García Márquez achieved unusual international success as a writer with his novel in 1967 (One Hundred Years of Solitude). The novel has been translated into a large number of languages and has sold millions of copies. It is still being reprinted and read with undiminished interest by new readers. Such a success with a single book could be fatal for a writer with less resources than those possessed by García Márquez. He has, however, gradually confirmed his position as a rare storyteller, richly endowed with a material from imagination and experience which seems inexhaustible. In breadth and epic richness, for instance, the novel, El otoño del patriarca, 1975, (The Autumn of the Patriarch) compares favourably with the first-mentioned work. Short novels such as El coronel no tiene quien le escriba, 1961 (No One Writes to the Colonel), La mala hora, 1962 (In Evil Hour), or last year’s Crónica de una muerte anunciada (Chronicle of a Death Foretold), complement the picture of a writer who combines the copious, almost overwhelming narrative talent with the mastery of the conscious, disciplined and widely read artist of language. A large number of short stories, published in several collections or in magazines, give further proof of the great versatility of García Márquez’s narrative gift. His international successes have continued. Each new work of his is received by expectant critics and readers as an event of world importance, translated into many languages and published as quickly as possible in large editions.
Nor can it be said that any unknown literary continent or province is brought to light with the prize to Gabriel García Márquez. For a long time, Latin American literature has shown a vigour as in few other literary spheres, having won acclaim in the cultural life of today.

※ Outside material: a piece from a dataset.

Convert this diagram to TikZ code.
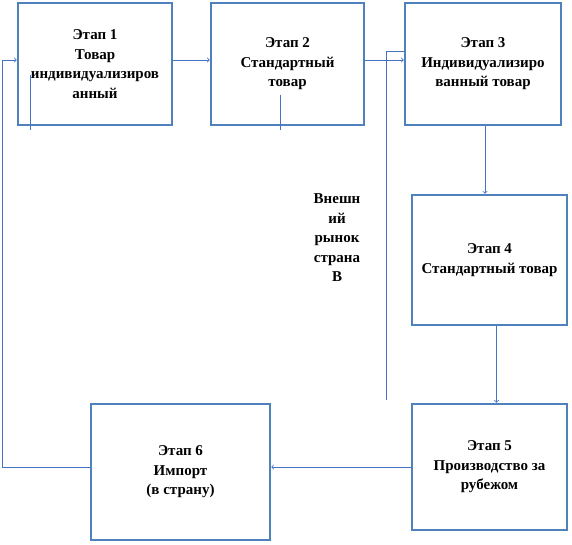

Many impulses and traditions cross each other. Folk culture, including oral storytelling, reminiscences from old Indian culture, currents from Spanish baroque in different epochs, influences from European surrealism and other modernism are blended into a spiced and life-giving brew from which García Márquez and other Spanish-American writers derive material and inspiration. The violent conflicts of a political nature – social and economic – raise the temperature of the intellectual climate. Like most of the other important writers in the Latin American world, García Márquez is strongly committed, politically, on the side of the poor and the weak against domestic oppression and foreign economic exploitation. Apart from his fictional production, he has been very active as a journalist, his writings being many-sided, inventive, often, provocative, and by no means limited to political subjects.
The great novels remind one of William Faulkner. García Márquez has created a world of his own around the imaginary town of Macondo. Since the end of the 1940s his novels and short stories have led us into this peculiar place where the miraculous and the real converge – the extravagant flight of his own fantasy, traditional folk tales and facts, literary allusions, tangible, at times, obtrusively graphic, descriptions approaching the matter-of-factness of reportage. As with Faulkner, or why not Balzac, the same chief characters and minor persons crop up in different stories, brought forward into the light in various ways – sometimes in dramatically revealing situations, sometimes in comic and grotesque complications of a kind that only the wildest imagination or shameless reality itself can achieve. Manias and passions harass them. Absurdities of war let courage change shape with craziness, infamy with chivalry, cunning with madness. Death is perhaps the most important director behind the scenes in García Márquez’s invented and discovered world. Often his stories revolve around a dead person – someone who has died, is dying or will die. A tragic sense of life characterizes García Márquez’s books – a sense of the incorruptible superiority of fate and the inhuman, inexorable ravages of history. But this awareness of death and tragic sense of life is broken by the narrative’s apparently unlimited, ingenious vitality which, in its turn, is a representative of the at once frightening and edifying vital force of reality and life itself. The comedy and grotesqueness in García Márquez can be cruel, but can also glide over into a conciliating humour.
With his stories, Gabriel García Márquez has created a world of his own which is a microcosmos. In its tumultuous, bewildering, yet, graphically convincing authenticity, it reflects a continent and its human riches and poverty.
Perhaps more than that: a cosmos in which the human heart and the combined forces of history, time and again, burst the bounds of chaos – killing and procreation."